The Broadcast Bridge: What new technologies are affecting the way your technology works today?

Tim Carroll: Surely it is IP, the buzzword for part of 2015 and I suspect all of 2016 and maybe beyond! We were an early member in the Alliance for IP Media Solutions (AIMS), and this stemmed from the Telos invention of Livewire Audio over IP and the foundation of AES67.

After more than a decade of successful Audio Over IP installations in radio, it is gratifying to see that the AES67 standard is enabling the same flexibility for television audio.

SDI was a very good idea for its time, but it has been limiting to audio, the proof being the resurgence of the aging MADI format which has plenty of problems of its own!
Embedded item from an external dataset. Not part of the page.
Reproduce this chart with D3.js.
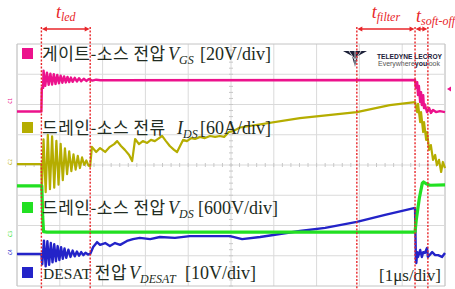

IP is real and it will completely change everything we do making things easier, more flexible, more reliable and (shockingly) less costly in the long run. This will also enable the new immersive and personalized audio formats which have data as well as audio requirements.

The Broadcast Bridge: Finally, what will your business look like in five years?

Tim Carroll: Much more fully integrated, very few “application specific” boxes, and very few boxes period. General purpose servers (on site or cloud based), distributed I/O, all interconnected with standardized IP formats for audio and video.

All of this will support the “anytime, anywhere, any device” model of consumers and will result in better quality and reliability. This is a great thing for all segments – especially consumers.